Nie wiemy jakie są przyczyny katastrofy, różni eksperci przedstawiają różne wersje, a biegli twierdzą (dopóki nie złamią ich naciski prokuratury), że nie mogą wydać wiarygodnych opinii bez dostępu do materiału źródłowego czyli do wraku, czarnych skrzynek itp. Tymczasem ekspertyzy powstają w oparciu o materiały przetwarzane, pochodne, a nie źródłowe. Nie ma także odpowiednich protokołów czynności dowodowych (np. w jaki sposób zgromadzono próbki, jak je przechowywano itp), a przynajmniej nic o tych protokołach nie wiemy. Żadnego postępowania dowodowego tak się nie prowadzi w żadnej sprawie, a zwłaszcza w sprawie w której zginęli ludzie.
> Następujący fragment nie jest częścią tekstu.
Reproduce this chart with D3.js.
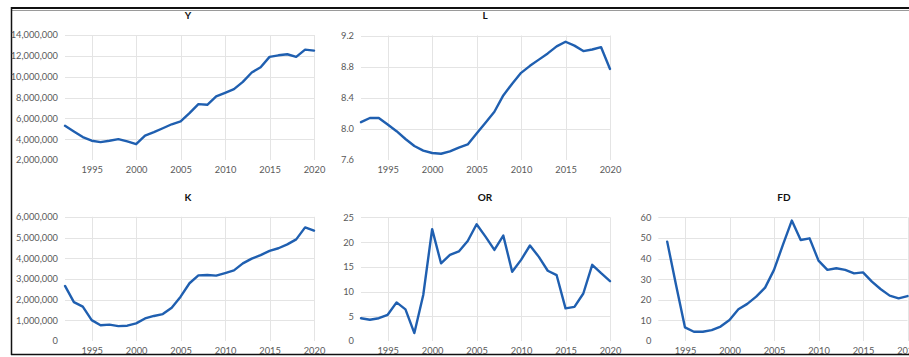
<!DOCTYPE html>
<html>
<head>
<meta charset="utf-8">
<script src="https://cdn.jsdelivr.net/npm/d3@7"></script>
<style>
  html, body { margin: 0; padding: 0; background: #fff; }
  svg { display: block; }
  .tick text { font-family: Lato, "Open Sans", sans-serif; font-size: 9.3px; fill: #595959; }
  .title { font-family: Lato, "Open Sans", sans-serif; font-size: 10px; font-weight: bold; fill: #111; }
</style>
</head>
<body>
<svg id="chart" width="909" height="357"></svg>
<script>
// Annual observations, 1992–2020
const years = d3.range(1992, 2021);

const seriesY = [5280000, 4740000, 4200000, 3850000, 3720000, 3850000, 4000000, 3780000, 3520000,
  4350000, 4670000, 5050000, 5430000, 5700000, 6500000, 7360000, 7300000, 8100000, 8450000,
  8800000, 9500000, 10400000, 10900000, 11900000, 12050000, 12150000, 11900000, 12600000, 12500000];

const seriesL = [8.086, 8.14, 8.14, 8.056, 7.97, 7.87, 7.78, 7.72, 7.69, 7.68, 7.71, 7.76, 7.80,
  7.94, 8.08, 8.22, 8.43, 8.58, 8.72, 8.81, 8.89, 8.97, 9.06, 9.12, 9.07, 9.00, 9.02, 9.05, 8.77];

const seriesK = [2660000, 1880000, 1660000, 1010000, 760000, 790000, 720000, 740000, 850000,
  1090000, 1210000, 1300000, 1610000, 2140000, 2790000, 3170000, 3190000, 3160000, 3280000,
  3410000, 3750000, 3980000, 4150000, 4350000, 4480000, 4670000, 4910000, 5490000, 5330000];

const seriesOR = [4.6, 4.3, 4.6, 5.3, 7.8, 6.4, 1.6, 9.3, 22.6, 15.7, 17.4, 18.1, 20.2, 23.6,
  21.1, 18.4, 21.3, 14.0, 16.4, 19.3, 17.0, 14.2, 13.3, 6.6, 6.9, 9.6, 15.4, 13.7, 12.1];

const seriesFD = [null, 48.2, 27.0, 6.6, 4.5, 4.5, 5.3, 7.0, 10.2, 15.4, 18.0, 21.5, 25.9, 34.5,
  46.6, 58.4, 49.0, 49.8, 39.0, 34.5, 35.3, 34.5, 32.8, 33.3, 28.8, 25.1, 22.0, 20.7, 21.8];

const yearTicks = [1995, 2000, 2005, 2010, 2015, 2020];
const ticksY = [2000000, 4000000, 6000000, 8000000, 10000000, 12000000, 14000000];
const ticksL = [7.6, 8.0, 8.4, 8.8, 9.2];
const ticksK = [0, 1000000, 2000000, 3000000, 4000000, 5000000, 6000000];
const ticksOR = [0, 5, 10, 15, 20, 25];
const ticksFD = [0, 10, 20, 30, 40, 50, 60];

const svg = d3.select("#chart");

// Outer frame (top, left, bottom)
const frame = svg.append("g");
frame.append("line").attr("x1", 11).attr("x2", 909).attr("y1", 8).attr("y2", 8)
  .attr("stroke", "#111").attr("stroke-width", 2);
frame.append("line").attr("x1", 11).attr("x2", 909).attr("y1", 10.5).attr("y2", 10.5)
  .attr("stroke", "#9a9a9a").attr("stroke-width", 1);
frame.append("line").attr("x1", 11.5).attr("x2", 11.5).attr("y1", 7).attr("y2", 355)
  .attr("stroke", "#111").attr("stroke-width", 1.5);
frame.append("line").attr("x1", 11).attr("x2", 909).attr("y1", 354.5).attr("y2", 354.5)
  .attr("stroke", "#111").attr("stroke-width", 1.5);

const panels = [
  { title: "Y",  values: seriesY,  ticks: ticksY,  fmt: d3.format(","),   x0: 65,    x1: 314,   yTop: 35,    yBot: 160, titleX: 188, titleY: 19 },
  { title: "L",  values: seriesL,  ticks: ticksL,  fmt: d3.format(".1f"), x0: 361,   x1: 610,   yTop: 35.5,  yBot: 160, titleX: 485, titleY: 19 },
  { title: "K",  values: seriesK,  ticks: ticksK,  fmt: d3.format(","),   x0: 65,    x1: 314,   yTop: 216.8, yBot: 341, titleX: 188, titleY: 201 },
  { title: "OR", values: seriesOR, ticks: ticksOR, fmt: d3.format("d"),   x0: 361,   x1: 610,   yTop: 217.3, yBot: 341, titleX: 485, titleY: 201 },
  { title: "FD", values: seriesFD, ticks: ticksFD, fmt: d3.format("d"),   x0: 658.3, x1: 907.5, yTop: 217.3, yBot: 341, titleX: 784, titleY: 201 }
];

panels.forEach(p => {
  const x = d3.scaleLinear().domain([1992, 2020]).range([p.x0, p.x1]);
  const y = d3.scaleLinear().domain(d3.extent(p.ticks)).range([p.yBot, p.yTop]);
  const g = svg.append("g");

  // Horizontal gridlines
  g.append("g").selectAll("line").data(p.ticks.slice(1)).join("line")
    .attr("x1", p.x0).attr("x2", p.x1)
    .attr("y1", d => Math.round(y(d)) + 0.5).attr("y2", d => Math.round(y(d)) + 0.5)
    .attr("stroke", "#e4e4e4").attr("stroke-width", 1);

  // Vertical gridlines
  g.append("g").selectAll("line").data(yearTicks).join("line")
    .attr("x1", d => Math.round(x(d)) + 0.5).attr("x2", d => Math.round(x(d)) + 0.5)
    .attr("y1", p.yTop).attr("y2", p.yBot)
    .attr("stroke", "#e4e4e4").attr("stroke-width", 1);

  // Axes (labels only)
  const ax = g.append("g").attr("transform", `translate(0,${p.yBot + 3})`)
    .call(d3.axisBottom(x).tickValues(yearTicks).tickFormat(d3.format("d")).tickSize(0));
  ax.select(".domain").remove();

  const ay = g.append("g").attr("transform", `translate(${p.x0 - 7},0)`)
    .call(d3.axisLeft(y).tickValues(p.ticks).tickFormat(p.fmt).tickSize(0).tickPadding(0));
  ay.select(".domain").remove();

  // Title
  g.append("text").attr("class", "title")
    .attr("x", p.titleX).attr("y", p.titleY).attr("text-anchor", "middle").text(p.title);

  // Series line
  const line = d3.line()
    .defined(d => d[1] != null)
    .x(d => x(d[0])).y(d => y(d[1]));
  g.append("path")
    .datum(years.map((yr, i) => [yr, p.values[i]]))
    .attr("fill", "none").attr("stroke", "#1f5fb0").attr("stroke-width", 2.4)
    .attr("stroke-linejoin", "round").attr("stroke-linecap", "round")
    .attr("d", line);
});
</script>
</body>
</html>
Katastrofy smoleńskiej nie wyjaśniono, rządowe kłamstwa są dalej powtarzane, gdyż powtarzane tysiąc razy mają stać się prawdą. Tylko prawdy tej rzeczywistej nikt nie zagłuszy, mimo tysięcy egzemplarzy Gazety Wyborczej, dziesiątki Lasków, Millerów, czy nawet tysiące pożytecznych idiotów jakich niestety nie brak w każdym społeczności.